- _GIVEN INSTRUCTION_: Starting at the first line of the data, please print exactly those lines through the one that holds "const yTicks = [0, 1, 2, 3, 4];", omitting every picture.

- _STORED DATA_:
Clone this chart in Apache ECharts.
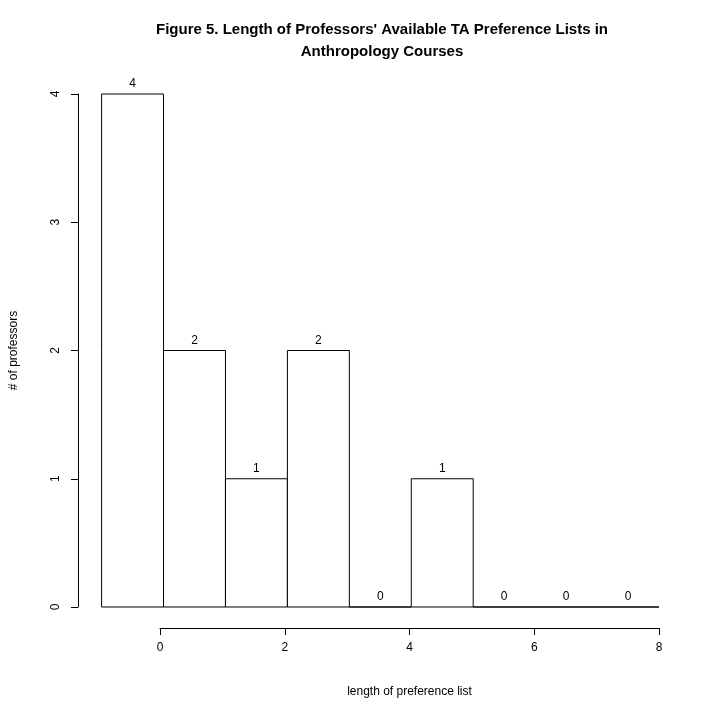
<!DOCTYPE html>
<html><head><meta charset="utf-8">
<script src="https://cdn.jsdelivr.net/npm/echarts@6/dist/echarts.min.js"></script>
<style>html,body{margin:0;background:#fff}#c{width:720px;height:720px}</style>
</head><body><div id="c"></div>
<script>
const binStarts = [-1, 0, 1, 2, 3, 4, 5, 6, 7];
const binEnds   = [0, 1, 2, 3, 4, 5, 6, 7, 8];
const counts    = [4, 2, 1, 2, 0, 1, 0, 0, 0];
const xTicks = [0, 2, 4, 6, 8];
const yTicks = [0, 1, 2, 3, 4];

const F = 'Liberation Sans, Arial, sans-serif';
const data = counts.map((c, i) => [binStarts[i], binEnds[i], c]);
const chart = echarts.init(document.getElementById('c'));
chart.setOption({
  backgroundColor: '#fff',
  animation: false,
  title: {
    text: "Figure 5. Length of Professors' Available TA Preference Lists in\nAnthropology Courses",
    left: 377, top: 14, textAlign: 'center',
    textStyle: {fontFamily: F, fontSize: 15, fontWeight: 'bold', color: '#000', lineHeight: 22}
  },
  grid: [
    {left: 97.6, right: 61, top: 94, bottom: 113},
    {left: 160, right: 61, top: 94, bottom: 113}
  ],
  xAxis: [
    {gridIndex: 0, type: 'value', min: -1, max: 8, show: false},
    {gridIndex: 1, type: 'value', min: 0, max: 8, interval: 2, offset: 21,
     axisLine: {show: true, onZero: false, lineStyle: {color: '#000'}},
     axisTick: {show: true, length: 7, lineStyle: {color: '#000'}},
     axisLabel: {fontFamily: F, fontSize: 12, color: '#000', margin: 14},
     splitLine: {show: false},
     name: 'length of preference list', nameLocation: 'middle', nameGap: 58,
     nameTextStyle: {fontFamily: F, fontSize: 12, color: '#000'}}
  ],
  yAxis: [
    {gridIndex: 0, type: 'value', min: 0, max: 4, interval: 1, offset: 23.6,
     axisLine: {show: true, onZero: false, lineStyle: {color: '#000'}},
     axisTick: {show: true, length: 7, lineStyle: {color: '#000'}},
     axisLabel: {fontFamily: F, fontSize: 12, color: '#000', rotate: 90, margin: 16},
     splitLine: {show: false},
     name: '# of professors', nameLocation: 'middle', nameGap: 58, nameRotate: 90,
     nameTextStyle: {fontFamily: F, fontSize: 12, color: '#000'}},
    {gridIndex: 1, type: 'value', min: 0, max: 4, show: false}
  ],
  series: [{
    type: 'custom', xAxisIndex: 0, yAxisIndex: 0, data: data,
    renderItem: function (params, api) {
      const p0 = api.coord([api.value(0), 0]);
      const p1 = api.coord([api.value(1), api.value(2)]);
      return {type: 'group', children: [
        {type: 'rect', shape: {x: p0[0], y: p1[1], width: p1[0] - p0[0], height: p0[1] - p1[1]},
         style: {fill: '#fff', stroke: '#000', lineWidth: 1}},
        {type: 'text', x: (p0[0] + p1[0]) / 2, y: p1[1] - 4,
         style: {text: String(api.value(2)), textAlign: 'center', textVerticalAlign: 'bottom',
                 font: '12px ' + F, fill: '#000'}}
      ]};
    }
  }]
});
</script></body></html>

- _SOLUTION TO THIS EXERCISE_:
Clone this chart in Apache ECharts.
<!DOCTYPE html>
<html><head><meta charset="utf-8">
<script src="https://cdn.jsdelivr.net/npm/echarts@6/dist/echarts.min.js"></script>
<style>html,body{margin:0;background:#fff}#c{width:720px;height:720px}</style>
</head><body><div id="c"></div>
<script>
const binStarts = [-1, 0, 1, 2, 3, 4, 5, 6, 7];
const binEnds   = [0, 1, 2, 3, 4, 5, 6, 7, 8];
const counts    = [4, 2, 1, 2, 0, 1, 0, 0, 0];
const xTicks = [0, 2, 4, 6, 8];
const yTicks = [0, 1, 2, 3, 4];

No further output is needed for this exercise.